Without state action in the area of compulsory immunization, India’s life expectancy at birth would have stagnated at 40 years or so at the time of Independence. It is 66.1 years now. See here.
The markets did not eradicate polio either in the US or lately in India. Government action did. There are some businesses the government should not be in, like running airports. But in others, its role is not just critical, but irreplaceable.
The same is true of education. As people move up the income ladder, private schooling becomes the preferred choice (given the Hindustan Times’s largely middle- to high-income readership profile, nobody reading this blog will have a child attending a government school).
But not funding school education will leave little incentive for millions to send his or her child to school.
Bhagwati’s charge that Sen’s prescriptions of state-directed services in critical sectors such as health and education as “dangerous” is as much fallacious as hypocritical.
The Columbia professor, as indeed most neo-liberal economists of his ilk, seldom direct their intellectual anger towards state subsidies in western countries, most notably in the US, which has refused to eliminate agricultural subsidies declared illegal at the WTO. (Another Nobel winner, Joseph E. Stiglitz has more on this here)

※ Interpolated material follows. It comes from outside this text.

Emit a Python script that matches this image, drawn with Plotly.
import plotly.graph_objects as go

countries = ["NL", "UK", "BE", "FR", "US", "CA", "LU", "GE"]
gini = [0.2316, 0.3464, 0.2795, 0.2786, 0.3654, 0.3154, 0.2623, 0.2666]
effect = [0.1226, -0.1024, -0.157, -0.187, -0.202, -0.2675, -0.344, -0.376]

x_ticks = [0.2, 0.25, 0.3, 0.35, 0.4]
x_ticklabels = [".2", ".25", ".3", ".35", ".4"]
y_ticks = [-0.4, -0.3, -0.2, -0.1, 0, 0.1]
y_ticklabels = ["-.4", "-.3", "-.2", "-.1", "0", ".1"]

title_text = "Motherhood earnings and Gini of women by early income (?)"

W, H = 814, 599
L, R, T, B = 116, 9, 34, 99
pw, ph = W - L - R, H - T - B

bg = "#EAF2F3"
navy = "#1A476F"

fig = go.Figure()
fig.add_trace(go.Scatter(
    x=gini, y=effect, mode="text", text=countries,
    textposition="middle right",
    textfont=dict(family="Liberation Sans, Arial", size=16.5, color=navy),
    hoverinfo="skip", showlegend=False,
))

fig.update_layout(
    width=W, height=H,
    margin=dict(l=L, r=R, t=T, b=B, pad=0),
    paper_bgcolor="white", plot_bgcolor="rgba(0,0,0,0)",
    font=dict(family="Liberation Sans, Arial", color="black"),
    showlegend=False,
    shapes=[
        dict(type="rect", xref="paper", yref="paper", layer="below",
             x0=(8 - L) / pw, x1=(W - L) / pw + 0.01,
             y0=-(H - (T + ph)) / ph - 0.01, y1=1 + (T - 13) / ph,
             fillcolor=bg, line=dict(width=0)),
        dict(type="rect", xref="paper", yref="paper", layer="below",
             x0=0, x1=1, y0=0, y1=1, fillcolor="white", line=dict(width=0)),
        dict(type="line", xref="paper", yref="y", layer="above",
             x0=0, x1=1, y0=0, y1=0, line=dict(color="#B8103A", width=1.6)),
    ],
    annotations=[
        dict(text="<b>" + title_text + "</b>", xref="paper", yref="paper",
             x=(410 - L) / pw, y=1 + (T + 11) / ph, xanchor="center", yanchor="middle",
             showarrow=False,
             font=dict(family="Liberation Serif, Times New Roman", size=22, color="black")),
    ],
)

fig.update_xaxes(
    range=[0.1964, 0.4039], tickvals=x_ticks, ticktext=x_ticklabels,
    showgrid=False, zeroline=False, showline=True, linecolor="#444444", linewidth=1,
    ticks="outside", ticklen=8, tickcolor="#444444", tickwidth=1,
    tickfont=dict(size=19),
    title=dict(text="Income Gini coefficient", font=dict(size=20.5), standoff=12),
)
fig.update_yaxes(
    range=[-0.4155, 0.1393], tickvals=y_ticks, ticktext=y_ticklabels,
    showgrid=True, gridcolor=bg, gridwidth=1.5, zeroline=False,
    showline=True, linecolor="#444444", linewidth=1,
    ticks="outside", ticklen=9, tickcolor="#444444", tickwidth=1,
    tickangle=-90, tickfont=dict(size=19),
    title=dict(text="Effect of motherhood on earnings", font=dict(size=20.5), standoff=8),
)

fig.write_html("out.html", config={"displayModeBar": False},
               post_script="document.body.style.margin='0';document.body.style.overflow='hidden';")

Sen has had to face a far sterner reproach from India’s hard right than he did from his thesis guide at Cambridge, the celebrated Joan Robinson, who had censured Sen for “not being quite true to the new orthodoxy of neo-Keynesianism”.
A right-wing MP called for revoking Sen’s Bharat Ratna for not endorsing Modi.

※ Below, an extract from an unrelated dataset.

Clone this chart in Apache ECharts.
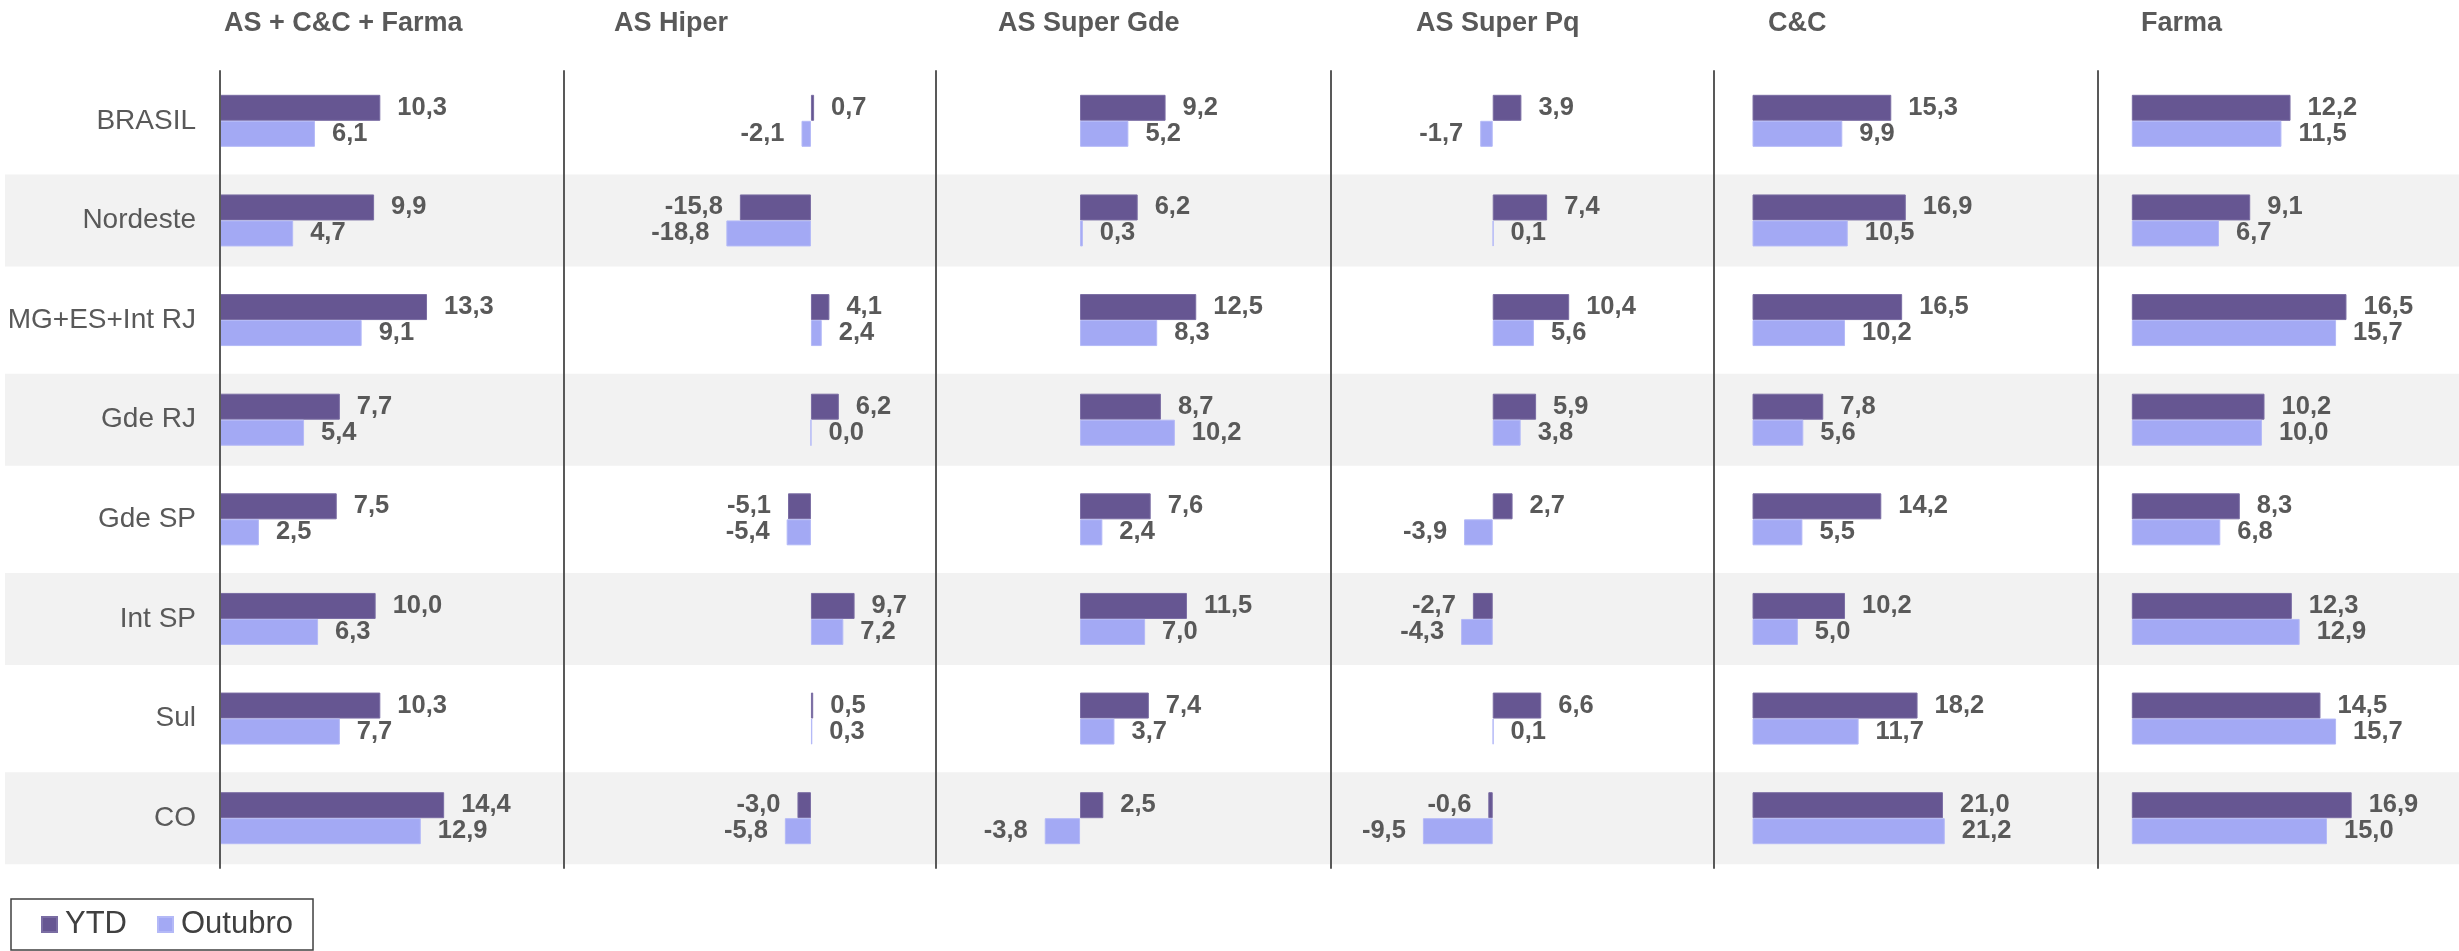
<!DOCTYPE html>
<html><head><meta charset="utf-8">
<script src="https://cdn.jsdelivr.net/npm/echarts@6/dist/echarts.min.js"></script>
<style>html,body{margin:0;padding:0;background:#fff}#c{width:2459px;height:951px}</style>
</head><body><div id="c"></div>
<script>
// ---- data ----
const categories = ['BRASIL','Nordeste','MG+ES+Int RJ','Gde RJ','Gde SP','Int SP','Sul','CO'];
const panelTitles = ['AS + C&C + Farma','AS Hiper','AS Super Gde','AS Super Pq','C&C','Farma'];
const seriesNames = ['YTD','Outubro'];

const ytdTotal  = [10.3, 9.9, 13.3, 7.7, 7.5, 10.0, 10.3, 14.4];
const outTotal  = [6.1, 4.7, 9.1, 5.4, 2.5, 6.3, 7.7, 12.9];
const ytdHiper  = [0.7, -15.8, 4.1, 6.2, -5.1, 9.7, 0.5, -3.0];
const outHiper  = [-2.1, -18.8, 2.4, 0.0, -5.4, 7.2, 0.3, -5.8];
const ytdSGde   = [9.2, 6.2, 12.5, 8.7, 7.6, 11.5, 7.4, 2.5];
const outSGde   = [5.2, 0.3, 8.3, 10.2, 2.4, 7.0, 3.7, -3.8];
const ytdSPq    = [3.9, 7.4, 10.4, 5.9, 2.7, -2.7, 6.6, -0.6];
const outSPq    = [-1.7, 0.1, 5.6, 3.8, -3.9, -4.3, 0.1, -9.5];
const ytdCC     = [15.3, 16.9, 16.5, 7.8, 14.2, 10.2, 18.2, 21.0];
const outCC     = [9.9, 10.5, 10.2, 5.6, 5.5, 5.0, 11.7, 21.2];
const ytdFarma  = [12.2, 9.1, 16.5, 10.2, 8.3, 12.3, 14.5, 16.9];
const outFarma  = [11.5, 6.7, 15.7, 10.0, 6.8, 12.9, 15.7, 15.0];

const panelYtd = [ytdTotal, ytdHiper, ytdSGde, ytdSPq, ytdCC, ytdFarma];
const panelOut = [outTotal, outHiper, outSGde, outSPq, outCC, outFarma];

// decorative alternating row shading (1 = shaded row)
const rowShade = [null, 1, null, 1, null, 1, null, 1];

// ---- layout / style ----
const FONT = '"Liberation Sans", Arial, sans-serif';
const TXT = '#595959';
const C_YTD = '#665692';
const C_OUT = '#A3A9F4';
const TOP = 71, HEIGHT = 797;
const panelLayout = [
  {left: 220,  width: 344, min: 0,     max: 22.1,  titleX: 224},
  {left: 564,  width: 372, min: -54.9, max: 27.8,  titleX: 614},
  {left: 936,  width: 395, min: -15.5, max: 27.0,  titleX: 998},
  {left: 1331, width: 383, min: -22.0, max: 30.1,  titleX: 1416},
  {left: 1714, width: 384, min: -4.25, max: 38.1,  titleX: 1768},
  {left: 2098, width: 361, min: -2.6,  max: 25.15, titleX: 2141}
];

const fmt = v => v.toFixed(1).replace('.', ',');

const grids = [{left: 5, right: 0, top: TOP, height: HEIGHT}];
const xAxes = [{gridIndex: 0, type: 'value', min: 0, max: 1, show: false}];
const yAxes = [{gridIndex: 0, type: 'category', data: categories, inverse: true, show: false}];
const series = [{
  type: 'bar', xAxisIndex: 0, yAxisIndex: 0, data: rowShade, barWidth: 92,
  itemStyle: {color: '#F2F2F2'}, silent: true, z: 0, animation: false
}];
const titles = [];

panelLayout.forEach((p, i) => {
  const gi = i + 1;
  grids.push({left: p.left, width: p.width, top: TOP, height: HEIGHT});
  xAxes.push({gridIndex: gi, type: 'value', min: p.min, max: p.max, show: false});
  yAxes.push({
    gridIndex: gi, type: 'category', data: categories, inverse: true, z: 10,
    axisLine: {show: true, onZero: false, lineStyle: {color: TXT, width: 2}},
    axisTick: {show: false},
    axisLabel: {show: i === 0, fontSize: 28, color: TXT, fontFamily: FONT, margin: 24}
  });
  [panelYtd[i], panelOut[i]].forEach((arr, k) => {
    series.push({
      name: seriesNames[k], type: 'bar', xAxisIndex: gi, yAxisIndex: gi,
      barWidth: 26, barGap: '0%', z: 3, animation: false,
      itemStyle: {color: k === 0 ? C_YTD : C_OUT, borderColor: k === 0 ? '#7A6DA3' : '#B4B9F7', borderWidth: 1},
      label: {
        show: true, distance: 17, fontSize: 25.5, fontWeight: 'bold', color: TXT, fontFamily: FONT,
        formatter: prm => fmt(prm.value)
      },
      data: arr.map(v => ({value: v, label: {position: v < 0 ? 'left' : 'right'}}))
    });
  });
  titles.push({
    text: panelTitles[i], left: p.titleX, top: 10, padding: 0,
    textStyle: {fontSize: 27, fontWeight: 'bold', color: TXT, fontFamily: FONT}
  });
});

const chart = echarts.init(document.getElementById('c'), null, {renderer: 'canvas'});
chart.setOption({
  backgroundColor: '#fff',
  animation: false,
  title: titles,
  legend: {
    data: seriesNames, left: 11, top: 899, orient: 'horizontal',
    itemWidth: 15, itemHeight: 15, itemGap: 30, icon: 'rect',
    padding: [10, 20, 10, 30], borderColor: '#404040', borderWidth: 1.5,
    textStyle: {fontSize: 31, color: '#404040', fontFamily: FONT, padding: [0, 0, 0, 3]}
  },
  grid: grids, xAxis: xAxes, yAxis: yAxes, series: series
});
</script></body></html>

Sen had to admit – when pressed a second time by a TV interviewer – that he did neither approve of Gujarat chief minister Narendra Modi as a potential prime minister or considered Gujarat as a paragon of economic virtue, as Bhagwati thinks. He did, however, say that there are lessons to be learnt from Gujarat’s high growth.
However, India would much rather do with a secular prime minister, he said.
Sen’s idea of welfare economics is closely linked to his view of tolerance.
Hatred can fatally result in “economic unfreedom”, as he had learnt as a young child growing up in Dhaka. Kader Mia, a Muslim daily labourer, was “knifed” during a sectarian clash.
He had to venture into a hostile Dhaka locality in search of work, despite being advised against it by his wife. He could have remained in the safety of his home if he had the luxury of skipping a day’s work. Intolerance can be a dead-end and curb economic and other freedoms.
The incident made Sen deeply aware of the “dangers of narrowly defined identities”, a theme he took up later in his Identity and Violence, The Illusion of Destiny.
Not surprisingly, he would not have someone who strikes fear among India’s minorities as India’s prime minister. Only free societies, after all, can make economic progress.